By Jack Dignan
Originally Published on Salty Popcorn
Terrence Malick and I don’t always see eye to eye. It’s nothing against the guy personally, but his films, for me, are very hit and miss. Older Malick, back in the days of THE THIN RED LINE, is brilliant. That film in particular is a standout for its very vocal, powerful storytelling and vigorous tale of war. Then there’s modern day TREE OF LIFE Malick. It’s stylistically similar, but completely vacant in the realm of storytelling. They don’t work for me like they do with so many others. Going into SONG TO SONG, Malick’s latest, expectations were certainly low, which is why I didn’t expect to feel the way I do about it.
Malick’s films often defy an ordinary plot summary. They’re about so much without being about anything really in particular. SONG TO SONG continues this trend, taking us on a hypnotic trail through the music scene in Austin, Texas. Ryan Gosling plays BV, our closest thing to a primary protagonist. While rising up through the ranks with the help of already established musician Cook (Michael Fassbender), BV falls in love. He develops feelings for Faye (Rooney Mara). Faye, however, is also dating Cook, and as they all try to make a living for themselves, they each tangent off into other relationships and dark obsessions.
It’s a series of never-ending love triangles as Malick journeys into a world grounded in reality. He shot the film without a script on set, something he’s known to do from time to time, and never told any of the actors what the film was really about. Frankly, I’m still trying to work it out for myself. Cook dates Faye, then winds up in a relationship with Rhonda (Natalie Portman). BV also dates Faye, but winds up dating Amanda (Cate Blanchett). Couples come and couples go, without any real sense of plot or narrative coherence. It certainly feels like a movie made without a script, so massive kudos to the editor for actually being able to put something together. Sadly, Mara and Blanchett don’t share any screen time, so that much anticipated CAROL reunion is yet to arrive.

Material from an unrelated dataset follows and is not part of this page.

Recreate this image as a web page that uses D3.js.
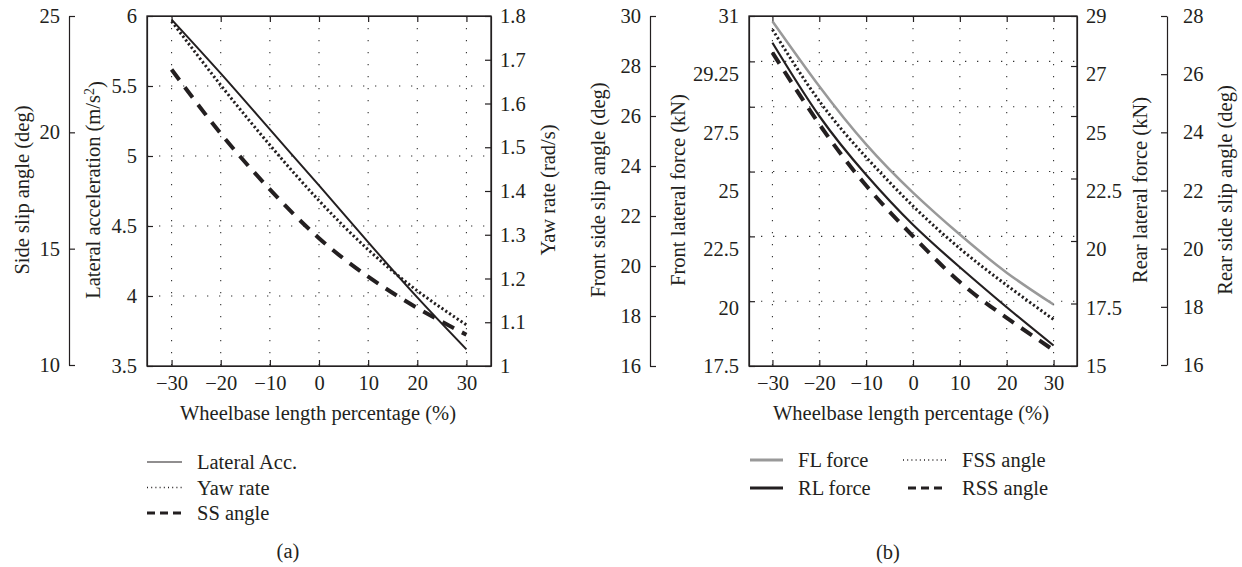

The film is long and slow, able to grasp your attention through its existential, artsy mind frame. It’s a gorgeous tale of love and music, focusing more on the people than it is the story, but there’s a dreadful feeling of self-superiority oozing within every scene. This is Terrence Malick at his most Terrence Malick, both for better and for worse. The only real link the audience is allowed to hold onto is through these actors, who are engaging enough in their own right to make this a somewhat enjoyable movie. SONG TO SONG is essentially a group of remarkable talents acting for the sake of acting. That alone makes it worth the price of admission, or maybe the price of an at home rental.
Still, if it weren’t for the theatre experience, I wouldn’t have enjoyed this film nearly as much. It draws you in in a world with no distractions, something that can’t be said for watching a movie at home. The camera work ranges from stunning to abstract. Long, free camera movements are sublime, capturing this world in an authentic, spiritual essence. It’s often quite profound and almost as if this film were made without actors and extras in a real world environment. Then, every so often, it cuts back to fish eye, and as is the case with fish eye, it’s revolting. I hate it. It’s so ugly. The lens may be for some, but I can’t stand it, let alone watching it in the cinema.
Being different doesn’t automatically equate to being good, something Malick needs to understand. SONG TO SONG goes out of its way to be unconventional. Everything flows in a non-linear fashion, and this artfulness often speaks its mind, but in the progress winds up loosing audience members. The editing cuts back and forth through time, confusing character relations and making them indecipherable. Characters will be dating someone in one scene, followed by a montage of them with a person they broke up with earlier, and then it cuts back to them dating a completely different person. Time is in an endless, INTERSTELLAR-styled loop with a varying display of haircuts, and Mathew McConaughey is nowhere to be found.
Of all the relationships, the only one I found myself caring about was that of Rooney Mara and Ryan Gosling. It’s the only one that feels genuine, even if it’s full of cheating, lies and draining voiceover. Gosling and Mara give sincerity to their performances, and although if it’s never as emotional as the actors try to make it, both performances, or in fact every performance in this movie, is extraordinary. Having no script does come with inherent downsides, but getting genuine performances that aren’t based on any pre-decided lines is one of the many positives. Oh, also, Val Kilmer is in this movie for all of five minutes and I literally have no idea why.
Unfortunately SONG TO SONG remains a cycle of events with no link. Again, the editor must’ve had a nightmare trying to piece together a story out of the footage provided, and it’s a job I can’t comprehend. The original cut of this film clocked in at EIGHT hours long, yet throughout all eight hours there’s hardly a story to be found. Malick isn’t saying anything. He’s directing without purpose. It’s fun to watch these actors just exist, but their stories lack depth. They’re just all of a sudden in a certain place at a certain time. Every line is a throwaway line. There’s beautiful moments scattered throughout, and it is an encapsulation of life itself, but reality doesn’t always equal the best movie.